The First Circuit Court of Appeals has, in a 2-1 decision, overturned a federal district court opinion that a big cross on public land in Maryland did not violate the Establishment Clause. The cross is 40 ft high and was erected in 1925 in memory of soldiers who died in World War I. The case was brought by the American Humanist Association, the Freedom From Religion Foundation, and the Center for Inquiry. You can read the opinion here.
The opinion said:
In this case we are called upon to decide whether the Establishment Clause is violated when a local government displays and maintains on public property a 40-foot tall Latin cross, established in memory of soldiers who died in World War I. The district court determined that such government action does not run afoul of the Establishment Clause because the cross has a secular purpose, it neither advances nor inhibits religion, and it does not have the primary effect of endorsing religion.
We disagree. The monument here has the primary effect of endorsing religion and excessively entangles the government in religion. The Latin cross is the core symbol of Christianity. And here, it is 40 feet tall; prominently displayed in the center of one of the busiest intersections in Prince George’s County, Maryland; and maintained with thousands of dollars in government funds. Therefore, we hold that the purported war memorial breaches the “wall of separation between Church and State.” Everson v. Bd. of Educ., 330 U.S. 1, 16 (1947) (internal quotation marks omitted). Accordingly, we reverse and remand.

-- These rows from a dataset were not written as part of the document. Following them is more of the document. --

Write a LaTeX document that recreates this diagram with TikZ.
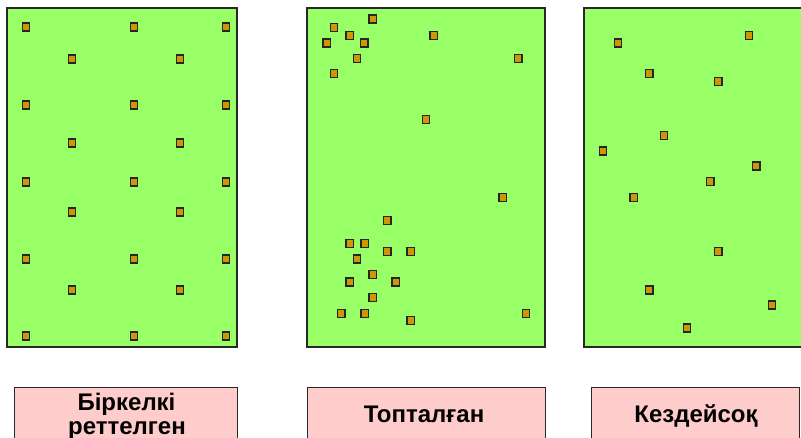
\documentclass[tikz,border=0pt]{standalone}
\usepackage{fontspec}
\setmainfont{Liberation Sans}
\definecolor{fieldgreen}{RGB}{153,255,102}
\definecolor{plantgold}{RGB}{204,153,0}
\definecolor{boxpink}{RGB}{255,204,204}
\definecolor{edgegray}{RGB}{40,40,40}
\tikzset{
  field/.style={draw=edgegray, line width=1.3pt, fill=fieldgreen},
  plant/.style={draw=black!85, line width=1.4pt, fill=plantgold, minimum width=7.5pt, minimum height=8pt, inner sep=0pt},
  lblbox/.style={draw=edgegray, line width=0.9pt, fill=boxpink},
  lbl/.style={font=\bfseries\fontsize{24}{25}\selectfont, inner sep=0pt, anchor=base}
}
\begin{document}
\begin{tikzpicture}[x=1pt,y=-1pt]
\useasboundingbox (0,0) rectangle (801,438);
\clip (0,0) rectangle (801,438);
% fields
\draw[field] (7,8) rectangle (237,347);
\draw[field] (307,8) rectangle (545,347);
\draw[field] (584,8) rectangle (812,347);
% uniform
\foreach \y [count=\i] in {27,105,182,259,336}{
  \foreach \x [count=\j] in {26,134,226}{
    \node[plant] (u\i\j) at (\x,\y) {};
  }
}
\foreach \y [count=\i] in {59,143,212,290}{
  \foreach \x [count=\j] in {72,180}{
    \node[plant] (v\i\j) at (\x,\y) {};
  }
}
% clustered
\foreach \x/\y [count=\k] in {372.7/19, 334/27.3, 349.7/35.3, 326.7/43, 364.3/43, 433.7/35.3, 357/58.7, 518.3/58.7, 334/73.3, 426/119.7, 502.7/197.3, 387.3/220.7, 349.7/243.7, 364.7/243.7, 387.3/251.3, 410.7/251.3, 357/259, 372.7/274.3, 349.7/282, 395.7/282, 372.7/297.3, 341.3/313.3, 364.7/313.3, 526/313.3, 410.7/320.7}{
  \node[plant] (c\k) at (\x,\y) {};
}
% random
\foreach \x/\y [count=\k] in {618/43, 749/35.3, 649.3/73.3, 718.3/81.7, 664/135.7, 603/151, 756.3/166, 710.3/181.7, 633.7/197.3, 718.3/251.3, 649.3/290, 772/305, 687/328}{
  \node[plant] (r\k) at (\x,\y) {};
}
% label boxes
\draw[lblbox] (14,387) rectangle (237,452);
\draw[lblbox] (307.5,387) rectangle (545,452);
\draw[lblbox] (591,387) rectangle (799,452);
\node[lbl] (t1a) at (126.5,410) {Біркелкі};
\node[lbl] (t1b) at (127,434) {реттелген};
\node[lbl] (t2) at (424,423) {Топталған};
\node[lbl] (t3) at (696,423) {Кездейсоқ};
\end{tikzpicture}
\end{document}
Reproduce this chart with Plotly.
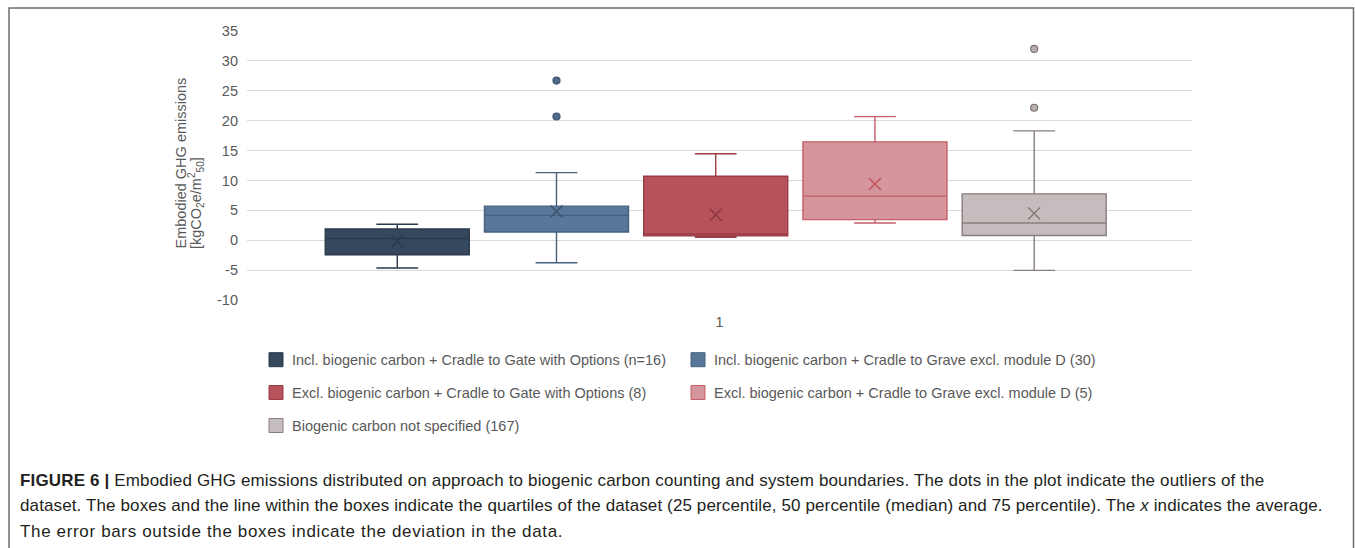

…Upon completion, the monument at issue stood four stories tall in the shape of a Latin cross located in the median of a three-way highway intersection in Bladensburg, Maryland (the “Cross”). Over the years, memorial services continued to occur on a regular basis at the Cross, and those services often included prayer at invocations and benedictions, and speaker-led prayers. Sunday worship services have at times been held at the Cross. Nothing in the record indicates that any of these services represented any faith other than Christianity.
Actually, not only does this cross violate the Establishment Clause, it also violates good taste because (to me at least) it looks pretty ugly. Having to drive by it regularly would be pretty annoying simply on aesthetic grounds.
Marcus Ranum says
It’s hard to tell christianity apart from the worship of bad taste.
Or it was, until Mar A Lago
hyphenman says
Now, if there were a billionaire somewhere, someone with an axe to grind about judicial decisions, they might purchase the land, refund all the money expended by the city since 1925 and then establish a trust to ensure all future maintenance and by doing so make the erection private and make the court’s decision irrelevant.
But where oh where could christianists find such a worthy paladin?
: )
Pierce R. Butler says
The district court determined that such government action does not run afoul of the Establishment Clause because the cross has a secular purpose, it neither advances nor inhibits religion, and it does not have the primary effect of endorsing religion.
A thought experiment for the district court judge: take a smaller replica of that cross to some public place with a lot of people around, spit and write rude graffiti on it, whack it to pieces. For a control sample, do the same elsewhere with, say, a sheet of plywood. Which exercise do you think will generate the stronger reaction, you dumbass?
Matt G says
Another test: build a 40 ft crescent moon and star and gauge the reaction.